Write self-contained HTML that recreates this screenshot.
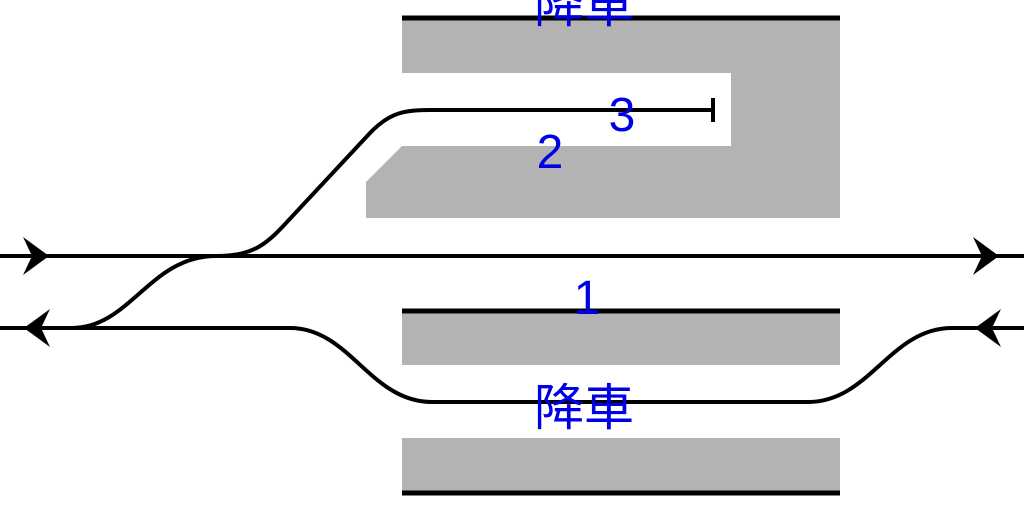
_ _ _
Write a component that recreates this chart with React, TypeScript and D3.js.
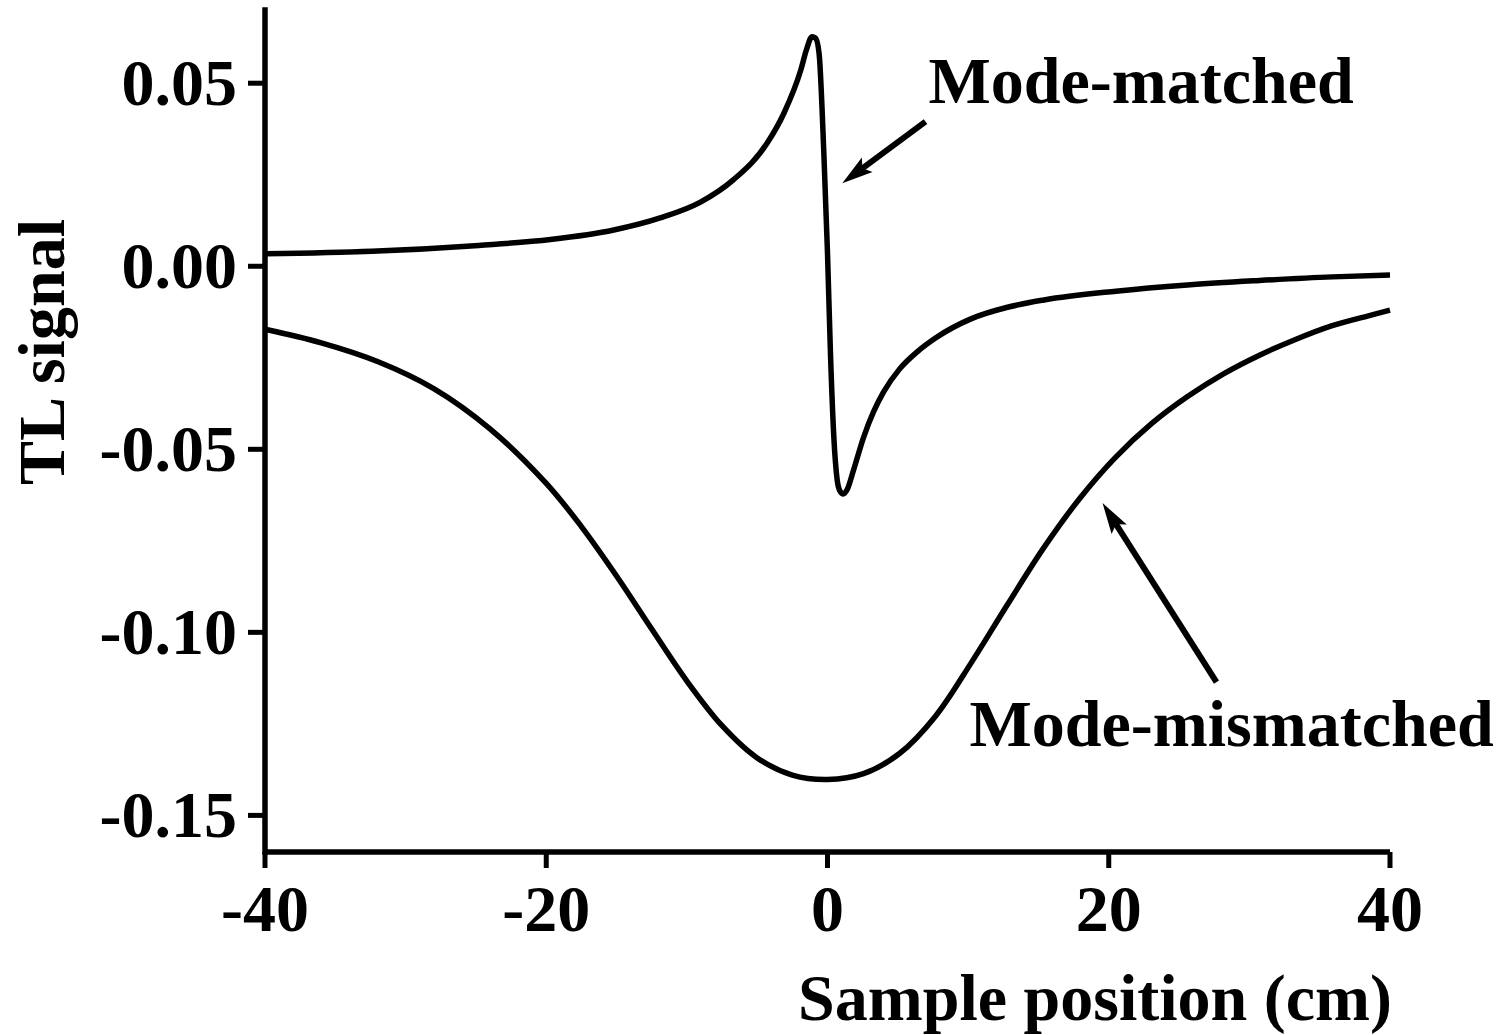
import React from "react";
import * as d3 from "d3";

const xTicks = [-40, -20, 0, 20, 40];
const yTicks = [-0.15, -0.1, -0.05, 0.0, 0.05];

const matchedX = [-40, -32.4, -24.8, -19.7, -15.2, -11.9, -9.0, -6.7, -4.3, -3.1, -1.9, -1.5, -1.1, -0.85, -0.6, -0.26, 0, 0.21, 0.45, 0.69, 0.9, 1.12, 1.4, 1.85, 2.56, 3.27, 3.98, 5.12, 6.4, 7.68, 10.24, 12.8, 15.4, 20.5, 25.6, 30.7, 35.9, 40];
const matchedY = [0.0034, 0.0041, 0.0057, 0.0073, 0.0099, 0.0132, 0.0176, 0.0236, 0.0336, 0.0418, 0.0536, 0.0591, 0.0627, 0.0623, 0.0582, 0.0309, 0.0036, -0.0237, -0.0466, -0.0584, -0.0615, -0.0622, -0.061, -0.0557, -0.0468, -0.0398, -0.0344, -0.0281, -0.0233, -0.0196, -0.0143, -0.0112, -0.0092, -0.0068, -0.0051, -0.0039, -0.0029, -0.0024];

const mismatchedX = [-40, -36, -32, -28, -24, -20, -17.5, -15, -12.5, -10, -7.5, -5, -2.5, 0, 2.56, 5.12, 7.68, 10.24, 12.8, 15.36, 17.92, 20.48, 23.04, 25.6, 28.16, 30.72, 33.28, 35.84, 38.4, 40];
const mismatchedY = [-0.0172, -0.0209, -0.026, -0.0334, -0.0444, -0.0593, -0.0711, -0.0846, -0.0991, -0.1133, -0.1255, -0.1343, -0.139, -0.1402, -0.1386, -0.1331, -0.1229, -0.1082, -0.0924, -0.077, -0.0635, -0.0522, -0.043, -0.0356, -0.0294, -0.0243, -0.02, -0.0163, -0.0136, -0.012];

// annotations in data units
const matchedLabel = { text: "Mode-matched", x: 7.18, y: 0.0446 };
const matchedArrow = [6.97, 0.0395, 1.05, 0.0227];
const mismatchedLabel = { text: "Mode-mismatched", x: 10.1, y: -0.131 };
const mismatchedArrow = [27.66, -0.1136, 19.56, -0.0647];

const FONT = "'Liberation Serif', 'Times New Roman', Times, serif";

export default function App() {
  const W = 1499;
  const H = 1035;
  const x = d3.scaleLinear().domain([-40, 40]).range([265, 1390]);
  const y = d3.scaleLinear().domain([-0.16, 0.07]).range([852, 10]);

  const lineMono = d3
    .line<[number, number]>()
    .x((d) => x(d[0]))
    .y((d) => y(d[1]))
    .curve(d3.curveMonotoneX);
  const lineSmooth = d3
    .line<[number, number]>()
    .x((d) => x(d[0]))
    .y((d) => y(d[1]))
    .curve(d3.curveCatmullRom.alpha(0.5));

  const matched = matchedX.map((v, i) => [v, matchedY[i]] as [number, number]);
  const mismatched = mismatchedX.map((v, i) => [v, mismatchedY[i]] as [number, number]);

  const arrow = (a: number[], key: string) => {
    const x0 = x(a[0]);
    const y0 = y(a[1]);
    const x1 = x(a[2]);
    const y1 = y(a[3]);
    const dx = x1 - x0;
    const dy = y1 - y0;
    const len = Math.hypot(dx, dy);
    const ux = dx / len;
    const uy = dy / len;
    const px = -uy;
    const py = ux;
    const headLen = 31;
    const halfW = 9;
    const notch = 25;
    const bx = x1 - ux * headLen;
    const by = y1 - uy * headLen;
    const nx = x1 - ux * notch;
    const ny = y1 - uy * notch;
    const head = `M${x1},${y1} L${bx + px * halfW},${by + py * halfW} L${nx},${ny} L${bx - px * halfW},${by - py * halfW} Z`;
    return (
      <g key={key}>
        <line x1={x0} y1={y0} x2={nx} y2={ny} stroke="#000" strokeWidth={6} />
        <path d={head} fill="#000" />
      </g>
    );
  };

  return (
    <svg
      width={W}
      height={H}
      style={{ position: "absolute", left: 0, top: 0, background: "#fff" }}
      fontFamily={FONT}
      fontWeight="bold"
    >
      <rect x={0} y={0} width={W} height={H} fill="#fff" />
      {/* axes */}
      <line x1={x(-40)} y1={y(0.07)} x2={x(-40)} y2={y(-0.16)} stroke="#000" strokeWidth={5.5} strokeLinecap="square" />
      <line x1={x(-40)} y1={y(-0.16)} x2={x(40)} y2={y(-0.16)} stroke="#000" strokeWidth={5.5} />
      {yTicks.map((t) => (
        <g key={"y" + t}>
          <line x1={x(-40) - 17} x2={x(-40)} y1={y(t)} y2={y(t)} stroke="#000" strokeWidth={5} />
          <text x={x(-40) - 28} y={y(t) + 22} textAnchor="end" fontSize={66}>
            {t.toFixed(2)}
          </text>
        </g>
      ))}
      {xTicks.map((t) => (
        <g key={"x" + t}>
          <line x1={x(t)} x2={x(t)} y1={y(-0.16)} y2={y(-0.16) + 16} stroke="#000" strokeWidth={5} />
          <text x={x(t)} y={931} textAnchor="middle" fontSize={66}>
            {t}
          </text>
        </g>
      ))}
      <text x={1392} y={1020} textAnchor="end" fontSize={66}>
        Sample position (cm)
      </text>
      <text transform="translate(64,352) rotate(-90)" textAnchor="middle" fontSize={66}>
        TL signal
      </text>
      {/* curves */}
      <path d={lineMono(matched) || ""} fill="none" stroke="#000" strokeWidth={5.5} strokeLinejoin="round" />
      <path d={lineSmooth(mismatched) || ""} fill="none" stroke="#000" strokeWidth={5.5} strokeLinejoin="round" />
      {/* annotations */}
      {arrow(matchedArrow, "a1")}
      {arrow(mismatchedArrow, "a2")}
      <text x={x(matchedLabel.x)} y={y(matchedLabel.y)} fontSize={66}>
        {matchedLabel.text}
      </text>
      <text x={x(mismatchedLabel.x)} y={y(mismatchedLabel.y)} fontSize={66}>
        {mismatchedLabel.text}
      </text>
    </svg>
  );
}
_ _ _
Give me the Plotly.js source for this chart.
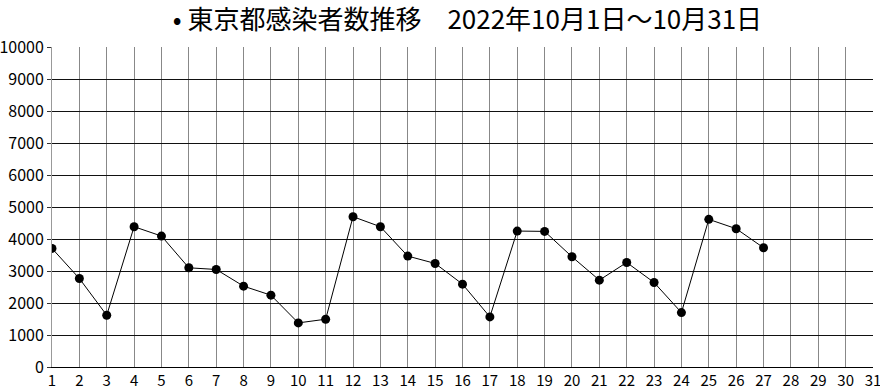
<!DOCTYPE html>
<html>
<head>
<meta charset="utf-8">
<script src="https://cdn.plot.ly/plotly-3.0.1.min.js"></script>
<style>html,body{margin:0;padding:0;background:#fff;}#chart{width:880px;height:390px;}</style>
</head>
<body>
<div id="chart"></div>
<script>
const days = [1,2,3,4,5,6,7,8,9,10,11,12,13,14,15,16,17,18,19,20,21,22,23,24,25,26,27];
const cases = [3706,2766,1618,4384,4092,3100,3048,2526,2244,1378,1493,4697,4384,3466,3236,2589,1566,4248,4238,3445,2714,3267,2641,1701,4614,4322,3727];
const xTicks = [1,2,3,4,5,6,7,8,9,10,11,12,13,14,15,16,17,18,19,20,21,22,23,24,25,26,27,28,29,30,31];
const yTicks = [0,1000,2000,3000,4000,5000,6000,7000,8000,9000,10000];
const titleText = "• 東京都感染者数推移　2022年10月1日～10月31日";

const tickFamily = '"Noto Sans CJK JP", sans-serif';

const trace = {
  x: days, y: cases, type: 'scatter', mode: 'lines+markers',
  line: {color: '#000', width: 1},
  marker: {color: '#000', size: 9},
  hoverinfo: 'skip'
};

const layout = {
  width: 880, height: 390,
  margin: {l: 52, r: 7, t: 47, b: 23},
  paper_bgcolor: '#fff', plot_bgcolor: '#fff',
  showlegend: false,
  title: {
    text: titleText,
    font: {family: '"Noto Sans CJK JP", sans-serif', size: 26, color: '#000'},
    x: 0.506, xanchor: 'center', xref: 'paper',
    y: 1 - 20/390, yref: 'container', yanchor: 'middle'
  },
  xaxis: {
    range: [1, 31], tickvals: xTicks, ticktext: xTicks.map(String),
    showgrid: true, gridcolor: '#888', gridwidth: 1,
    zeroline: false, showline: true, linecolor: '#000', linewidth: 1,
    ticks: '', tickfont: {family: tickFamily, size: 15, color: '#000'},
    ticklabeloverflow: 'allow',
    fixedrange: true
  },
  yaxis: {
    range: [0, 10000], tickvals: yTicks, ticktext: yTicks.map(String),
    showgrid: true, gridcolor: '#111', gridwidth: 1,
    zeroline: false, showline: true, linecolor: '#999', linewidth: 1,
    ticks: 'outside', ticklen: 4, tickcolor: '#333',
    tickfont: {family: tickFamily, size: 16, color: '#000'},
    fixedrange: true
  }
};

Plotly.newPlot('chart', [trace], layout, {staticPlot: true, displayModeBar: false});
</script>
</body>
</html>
_ _ _
> **What you need to do**
Print out, exactly and with nothing added, the lines starting at the line holding "Write a component" and ending at the line holding "const yTicks = [-0.15, -0.1, -0.05, 0.0, 0.05];", minus any pictures.

> **Exercise solution**
Write a component that recreates this chart with React, TypeScript and D3.js.
import React from "react";
import * as d3 from "d3";

const xTicks = [-40, -20, 0, 20, 40];
const yTicks = [-0.15, -0.1, -0.05, 0.0, 0.05];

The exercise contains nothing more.